Monday, December 31, 2007

To everything there is a season

Recently, I was interviewed by a Reuters reporter who asked if I thought the government should retain Singapore’s last remaining kampong in Buangkok. She was surprised when I said I was not in favour of keeping it just for the sake of nostalgia. If land-scarce Singapore had better use for the land, why keep it?. Anyway, she did not quote me in her article, choosing to quote my friend Victor instead, who apparently held a different view from me … best not to speculate on her reasons.

Old picture scanned from the book, Singapore, An Illustrated History, 1941 ~ 1984, Information Division, Ministry of Culture

It’s nice, and possibly even healthy to indulge occasionally in nostalgia.
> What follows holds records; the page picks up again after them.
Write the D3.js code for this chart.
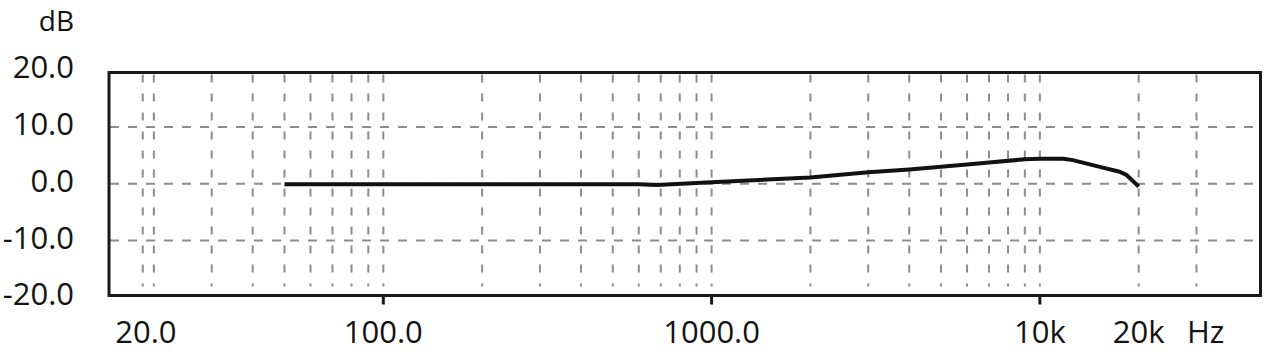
<!DOCTYPE html>
<html>
<head>
<meta charset="utf-8">
<script src="https://cdn.jsdelivr.net/npm/d3@7"></script>
<style>
  body { margin: 0; background: #fff; }
  svg { display: block; }
  text { font-family: "Open Sans", sans-serif; fill: #141414; }
</style>
</head>
<body>
<svg id="svg" width="1273" height="359"></svg>
<script>
// response curve
var freqs = [50, 100, 200, 400, 600, 680, 1000, 2000, 3000, 4000, 5000, 6000, 7000, 9000, 10000, 11800, 12600, 14900, 17500, 18400, 20000];
var levels = [-0.1, -0.1, -0.1, -0.1, -0.1, -0.25, 0.25, 1.1, 2.0, 2.5, 3.0, 3.4, 3.75, 4.3, 4.4, 4.4, 4.15, 3.1, 2.1, 1.5, -0.5];

var gridFreqs = [18.5, 20, 30, 40, 50, 60, 70, 80, 90, 100, 200, 300, 400, 500, 600, 700, 800, 900, 1000,
                 2000, 3000, 4000, 5000, 6000, 7000, 8000, 9000, 10000, 20000, 30000];
var gridLevels = [10, 0, -10];

var xTickVals = [20, 100, 1000, 10000, 20000];
var xTickLabels = ['20.0', '100.0', '1000.0', '10k', '20k'];
var xMarkVals = [100, 1000, 10000];
var yTickVals = [20, 10, 0, -10, -20];
var yTickLabels = ['20.0', '10.0', '0.0', '-10.0', '-20.0'];

var plotLeft = 109, plotRight = 1260.5, plotTop = 72.5, plotBottom = 295.5;

var svg = d3.select('svg');

var x = d3.scaleLog()
    .domain([14.6, 47000])
    .range([plotLeft, plotRight]);

var y = d3.scaleLinear()
    .domain([-20, 20])
    .range([297.3, 70.1]);

// grid
svg.selectAll('line.vgrid')
    .data(gridFreqs)
    .enter()
    .append('line')
    .attr('class', 'vgrid')
    .attr('x1', function(d){ return x(d); })
    .attr('x2', function(d){ return x(d); })
    .attr('y1', plotTop + 2)
    .attr('y2', plotBottom - 9)
    .attr('stroke', '#8c8c8c')
    .attr('stroke-width', 2)
    .attr('stroke-dasharray', '8,11');

svg.selectAll('line.hgrid')
    .data(gridLevels)
    .enter()
    .append('line')
    .attr('class', 'hgrid')
    .attr('x1', plotLeft + 1)
    .attr('x2', plotRight - 1)
    .attr('y1', function(d){ return y(d); })
    .attr('y2', function(d){ return y(d); })
    .attr('stroke', '#8c8c8c')
    .attr('stroke-width', 2)
    .attr('stroke-dasharray', '9,9');

// frame
svg.append('rect')
    .attr('x', plotLeft)
    .attr('y', plotTop)
    .attr('width', plotRight - plotLeft)
    .attr('height', plotBottom - plotTop)
    .attr('fill', 'none')
    .attr('stroke', '#1a1a1a')
    .attr('stroke-width', 3);

// decade tick marks under the frame
svg.selectAll('line.xmark')
    .data(xMarkVals)
    .enter()
    .append('line')
    .attr('class', 'xmark')
    .attr('x1', function(d){ return x(d); })
    .attr('x2', function(d){ return x(d); })
    .attr('y1', plotBottom)
    .attr('y2', plotBottom + 9)
    .attr('stroke', '#1a1a1a')
    .attr('stroke-width', 3);

// curve
var line = d3.line()
    .x(function(d, i){ return x(freqs[i]); })
    .y(function(d){ return y(d); });

svg.append('path')
    .datum(levels)
    .attr('d', line)
    .attr('fill', 'none')
    .attr('stroke', '#111')
    .attr('stroke-width', 4)
    .attr('stroke-linejoin', 'round');

// labels
svg.selectAll('text.ylab')
    .data(yTickVals)
    .enter()
    .append('text')
    .attr('class', 'ylab')
    .attr('x', 74)
    .attr('y', function(d){ return Math.max(y(d) + 8, 75); })
    .attr('text-anchor', 'end')
    .attr('font-size', 31)
    .text(function(d, i){ return yTickLabels[i]; });

svg.append('text')
    .attr('x', 74)
    .attr('y', 31)
    .attr('text-anchor', 'end')
    .attr('font-size', 28)
    .text('dB');

svg.selectAll('text.xlab')
    .data(xTickVals)
    .enter()
    .append('text')
    .attr('class', 'xlab')
    .attr('x', function(d, i){ return x(d) - (i == 0 ? 8 : 0); })
    .attr('y', 343)
    .attr('text-anchor', 'middle')
    .attr('font-size', 31)
    .text(function(d, i){ return xTickLabels[i]; });

svg.append('text')
    .attr('x', 1187)
    .attr('y', 343)
    .attr('font-size', 31)
    .text('Hz');
</script>
</body>
</html>
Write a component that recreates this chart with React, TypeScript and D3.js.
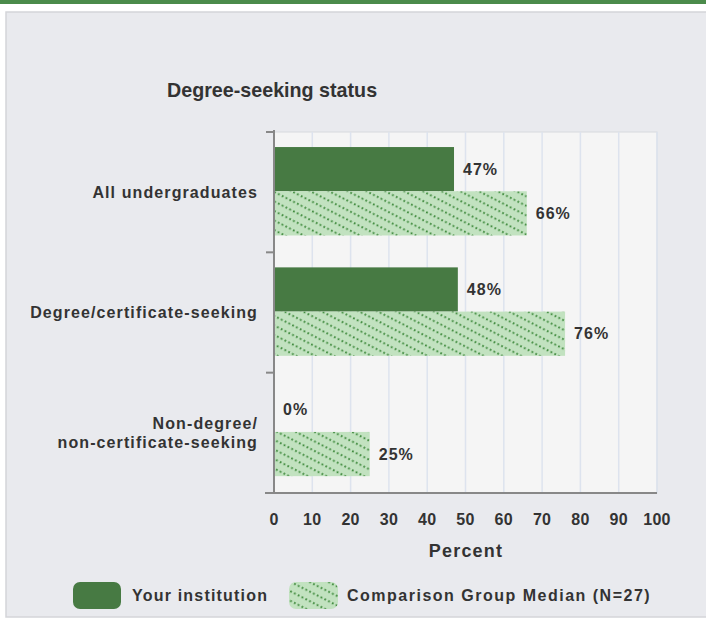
import React from "react";
import * as d3 from "d3";

const categories = ["All undergraduates", "Degree/certificate-seeking", "Non-degree/\nnon-certificate-seeking"];
const yourInstitution = [47, 48, 0];
const comparisonMedian = [66, 76, 25];
const xTicks = [0, 10, 20, 30, 40, 50, 60, 70, 80, 90, 100];
const seriesNames = ["Your institution", "Comparison Group Median (N=27)"];
const chartTitle = "Degree-seeking status";
const axisTitle = "Percent";

const W = 706;
const H = 620;
const FONT = "'Liberation Sans', Arial, sans-serif";
const DARK = "#477a43";
const LIGHT = "#c2e2c0";
const DOT = "#3f8a3d";
const TEXT = "#333";

export default function App() {
  const x = d3.scaleLinear().domain([0, 100]).range([274, 657]);
  const y = d3.scaleBand<string>().domain(categories).range([132, 493]).paddingInner(0);
  const bw = y.bandwidth();
  const sub = d3.scaleBand<number>().domain([0, 1]).range([bw * 0.125, bw * 0.86]).paddingInner(0);
  const series = [yourInstitution, comparisonMedian];
  const lbl = { fontFamily: FONT, fontWeight: "bold" as const, fontSize: 16, fill: TEXT, letterSpacing: 1.1 };

  return (
    <div style={{ position: "fixed", left: 0, top: 0 }}>
      <svg width={W} height={H} style={{ display: "block" }}>
        <defs>
          <pattern id="dots" width="8.5" height="8.5" patternUnits="userSpaceOnUse" patternTransform="rotate(27)">
            <rect width="8.5" height="8.5" fill={LIGHT} />
            <line x1="0" y1="4" x2="8.5" y2="4" stroke={DOT} strokeWidth="1.7" strokeDasharray="1.8 2.45" />
          </pattern>
        </defs>
        <rect x={0} y={0} width={W} height={4} fill="#4b8b4b" />
        <rect x={6} y={12} width={W} height={605} fill="#e9eaee" stroke="#d4d5d9" strokeWidth={1.5} />
        <text x={167} y={97} fontFamily={FONT} fontWeight="bold" fontSize={19.7} fill={TEXT}>
          {chartTitle}
        </text>
        {/* plot background */}
        <rect x={x(0)} y={132} width={x(100) - x(0)} height={361} fill="#f5f5f5" stroke="#d8d9dd" strokeWidth={1} />
        {xTicks.map((t) => (
          <line key={t} x1={x(t)} x2={x(t)} y1={132} y2={493} stroke="#dde3ee" strokeWidth={1.5} />
        ))}
        {/* bars */}
        {categories.map((c, i) =>
          series.map((s, j) =>
            s[i] > 0 ? (
              <rect
                key={c + j}
                x={x(0)}
                y={(y(c) as number) + (sub(j) as number)}
                width={x(s[i]) - x(0)}
                height={sub.bandwidth()}
                fill={j === 0 ? DARK : "url(#dots)"}
              />
            ) : null
          )
        )}
        {categories.map((c, i) =>
          series.map((s, j) => (
            <text
              key={"l" + c + j}
              x={x(s[i]) + 9}
              y={(y(c) as number) + (sub(j) as number) + sub.bandwidth() / 2 + 5.5}
              {...lbl}
              letterSpacing={1}
            >
              {s[i]}%
            </text>
          ))
        )}
        {/* axes */}
        <line x1={x(0)} x2={x(0)} y1={130} y2={494} stroke="#888" strokeWidth={2} />
        <line x1={265} x2={x(100)} y1={493} y2={493} stroke="#888" strokeWidth={2} />
        {[132, ...categories.map((c) => (y(c) as number) + bw)].map((v, i) => (
          <line key={"t" + i} x1={266} x2={x(0)} y1={v} y2={v} stroke="#888" strokeWidth={2} />
        ))}
        {categories.map((c) => {
          const lines = c.split("\n");
          const cy = (y(c) as number) + bw / 2;
          return (
            <text key={"c" + c} textAnchor="end" {...lbl}>
              {lines.map((l, k) => (
                <tspan key={k} x={258} y={cy + 5.5 + (k - (lines.length - 1) / 2) * 19}>
                  {l}
                </tspan>
              ))}
            </text>
          );
        })}
        {xTicks.map((t) => (
          <text key={"x" + t} x={x(t)} y={525} textAnchor="middle" {...lbl} letterSpacing={0.3}>
            {t}
          </text>
        ))}
        <text x={466} y={557} textAnchor="middle" {...lbl} fontSize={18} letterSpacing={1.2}>
          {axisTitle}
        </text>
        {/* legend */}
        <rect x={73} y={582} width={48} height={27} rx={7} fill={DARK} />
        <text x={132} y={601} {...lbl} letterSpacing={1.2}>
          {seriesNames[0]}
        </text>
        <rect x={289} y={582} width={49} height={27} rx={7} fill="url(#dots)" />
        <text x={347} y={601} {...lbl} letterSpacing={1.5}>
          {seriesNames[1]}
        </text>
      </svg>
    </div>
  );
}
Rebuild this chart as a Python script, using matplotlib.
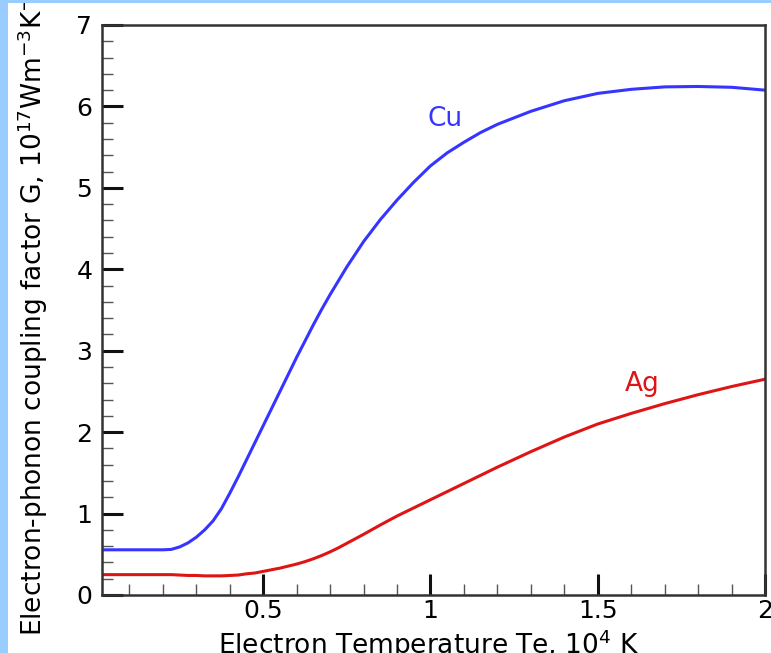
import matplotlib
matplotlib.use("Agg")
import matplotlib.pyplot as plt
from matplotlib.patches import Rectangle
from matplotlib.ticker import MultipleLocator, FormatStrFormatter

plt.rcParams['font.family'] = ['DejaVu Sans']
plt.rcParams['mathtext.fontset'] = 'dejavusans'

# Data (electron temperature in 10^4 K, G in 10^17 W m^-3 K^-1)
te = [0.018, 0.1, 0.2, 0.225, 0.25, 0.275, 0.3, 0.325, 0.35, 0.375, 0.4,
      0.425, 0.45, 0.475, 0.5, 0.525, 0.55, 0.575, 0.6, 0.625, 0.65, 0.675,
      0.7, 0.725, 0.75, 0.8, 0.85, 0.9, 0.95, 1.0, 1.05, 1.1, 1.15, 1.2,
      1.3, 1.4, 1.5, 1.6, 1.7, 1.8, 1.9, 2.0]
g_cu = [0.555, 0.555, 0.555, 0.56, 0.59, 0.64, 0.71, 0.80, 0.91, 1.06, 1.25,
        1.45, 1.66, 1.87, 2.08, 2.29, 2.50, 2.71, 2.92, 3.12, 3.32, 3.51,
        3.69, 3.86, 4.03, 4.34, 4.61, 4.85, 5.07, 5.27, 5.43, 5.56, 5.68, 5.78,
        5.94, 6.07, 6.16, 6.21, 6.24, 6.245, 6.235, 6.20]
g_ag = [0.25, 0.25, 0.25, 0.25, 0.245, 0.24, 0.24, 0.235, 0.235, 0.235, 0.24,
        0.245, 0.26, 0.27, 0.29, 0.31, 0.33, 0.355, 0.38, 0.41, 0.445, 0.485,
        0.53, 0.58, 0.635, 0.745, 0.86, 0.97, 1.07, 1.17, 1.27, 1.37, 1.47, 1.57,
        1.76, 1.94, 2.10, 2.23, 2.35, 2.46, 2.56, 2.65]

series_labels = ["Cu", "Ag"]
xlabel = "Electron Temperature Te, 10$^4$ K"
ylabel = "Electron-phonon coupling factor G, 10$^{17}$Wm$^{-3}$K$^{-1}$"

W, H = 771, 653
fig = plt.figure(figsize=(W / 100, H / 100), dpi=100)
fig.patch.set_facecolor('white')

ax = fig.add_axes([102 / W, (H - 595) / H, (765 - 102) / W, (595 - 25) / H])

blue = '#3535FF'
red = '#DD1515'
ax.plot(te, g_cu, color=blue, lw=2.2, solid_joinstyle='round')
ax.plot(te, g_ag, color=red, lw=2.2, solid_joinstyle='round')

ax.text(1.044, 5.765, series_labels[0], color=blue, fontsize=19, ha='center', va='baseline')
ax.text(1.632, 2.50, series_labels[1], color=red, fontsize=19, ha='center', va='baseline')

ax.set_xlim(0.018, 2.0)
ax.set_ylim(0, 7)
ax.xaxis.set_major_locator(MultipleLocator(0.5))
ax.xaxis.set_minor_locator(MultipleLocator(0.1))
ax.yaxis.set_major_locator(MultipleLocator(1))
ax.yaxis.set_minor_locator(MultipleLocator(0.2))
ax.xaxis.set_major_formatter(FormatStrFormatter('%g'))
ax.yaxis.set_major_formatter(FormatStrFormatter('%g'))

ax.tick_params(which='major', direction='in', length=15, width=2.2, color='#111111',
               labelsize=18, top=False, right=False)
ax.tick_params(axis='y', which='major', pad=7)
ax.tick_params(axis='x', which='major', pad=3)
ax.tick_params(which='minor', direction='in', length=8, width=1, color='#555555',
               top=False, right=False)

for s in ax.spines.values():
    s.set_linewidth(1.8)
    s.set_color('#333333')

ax.set_xlabel(xlabel, fontsize=19, va='top')
ax.xaxis.set_label_coords(0.493, (595 - 627) / 570)
ax.set_ylabel(ylabel, fontsize=19)
ax.yaxis.set_label_coords((50 - 102) / 663, 0.5)

# light-blue frame strips at image edges
fig.patches.append(Rectangle((0, 0), 8 / W, 1, transform=fig.transFigure,
                             facecolor='#99CCFF', edgecolor='none', zorder=10))
fig.patches.append(Rectangle((0, 1 - 3 / H), 1, 3 / H, transform=fig.transFigure,
                             facecolor='#99CCFF', edgecolor='none', zorder=10))

fig.savefig('out.png', dpi=100)
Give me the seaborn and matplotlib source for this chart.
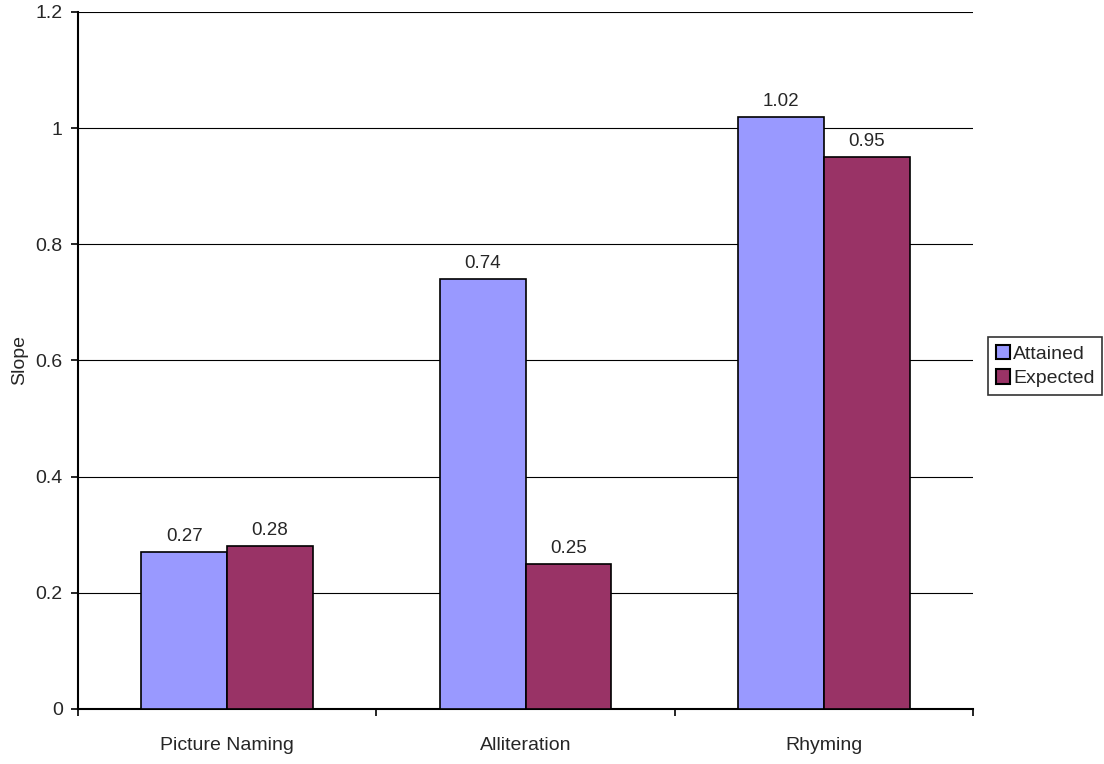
import matplotlib
matplotlib.use("Agg")
import matplotlib.pyplot as plt
import seaborn as sns
import pandas as pd
from matplotlib.ticker import FixedLocator

categories = ["Picture Naming", "Alliteration", "Rhyming"]
attained = [0.27, 0.74, 1.02]
expected = [0.28, 0.25, 0.95]
series = ["Attained", "Expected"]
colors = ["#9999FF", "#993366"]
yticks = [0, 0.2, 0.4, 0.6, 0.8, 1.0, 1.2]
ytick_labels = ["0", "0.2", "0.4", "0.6", "0.8", "1", "1.2"]

df = pd.DataFrame({
    "Category": categories * 2,
    "Series": [series[0]] * 3 + [series[1]] * 3,
    "Slope": attained + expected,
})

sns.set_style("white")
plt.rcParams["font.family"] = ["Liberation Sans", "DejaVu Sans"]

fig = plt.figure(figsize=(11.04, 7.64), dpi=100)
ax = fig.add_axes([0.0707, 0.072, 0.8106, 0.9123])

sns.barplot(data=df, x="Category", y="Slope", hue="Series", order=categories,
            hue_order=series, palette=colors, width=0.575, gap=0,
            edgecolor="black", linewidth=1.2, saturation=1, ax=ax, zorder=3)

for cont in ax.containers:
    ax.bar_label(cont, fmt="%.2f", padding=5, fontsize=13.5)

ax.set_xlim(-0.5, 2.5)
ax.set_yticks(yticks)
ax.set_yticklabels(ytick_labels)
ax.set_ylim(0, 1.2)
ax.grid(axis="y", color="black", linewidth=0.8, zorder=0)
ax.set_axisbelow(True)

for s in ["top", "right"]:
    ax.spines[s].set_visible(False)
for s in ["left", "bottom"]:
    ax.spines[s].set_color("black")
    ax.spines[s].set_linewidth(1.5)

ax.xaxis.set_minor_locator(FixedLocator([-0.5, 0.5, 1.5, 2.5]))
ax.tick_params(axis="x", which="major", length=0, pad=20, labelsize=14)
ax.tick_params(axis="x", which="minor", length=5, width=1.2, color="black", direction="out", bottom=True)
ax.tick_params(axis="y", which="major", length=5, width=1.2, color="black", direction="out", left=True, labelsize=14, pad=6)

ax.set_xlabel("")
ax.set_ylabel("Slope", fontsize=14, labelpad=5)

leg = ax.legend(loc="center left", bbox_to_anchor=(1.017, 0.492), frameon=True,
                fontsize=14, handlelength=0.75, handleheight=0.75, handletextpad=0.15,
                borderpad=0.38, labelspacing=0.35, fancybox=False, borderaxespad=0)
leg.get_frame().set_edgecolor("black")
leg.get_frame().set_linewidth(1.2)
for h in leg.legend_handles:
    h.set_edgecolor("black")
    h.set_linewidth(1.5)

fig.savefig("out.png", dpi=100)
But at the end of the day, (I hate that cliché) we should remember that nostalgia is not the same as regret; neither is reminiscing equivalent to missing. As wise King Solomon wrote in the book Ecclesiastes, “To every thing there is a season, and a time to every purpose under the heaven.” (including tired clichés)

There’s time for ice balls, and there’s a time for Haagen Daas,
A time for open air theatres, and a time for air-conditioned cineplexes;
A time for public swimming pools, and a time for water theme parks;
A time for night soil buckets, and a time for modern toilets;
A time for rubber band shooters, and a time for Xboxes;
A time for slide rules, and a time for PDAs.

It’s called Progress, and progress is not something we should regret. Kampongs and ice balls belong to yesterday. They should only be resurrected in history books and nostalgia blogs like Good Morning Yesterday.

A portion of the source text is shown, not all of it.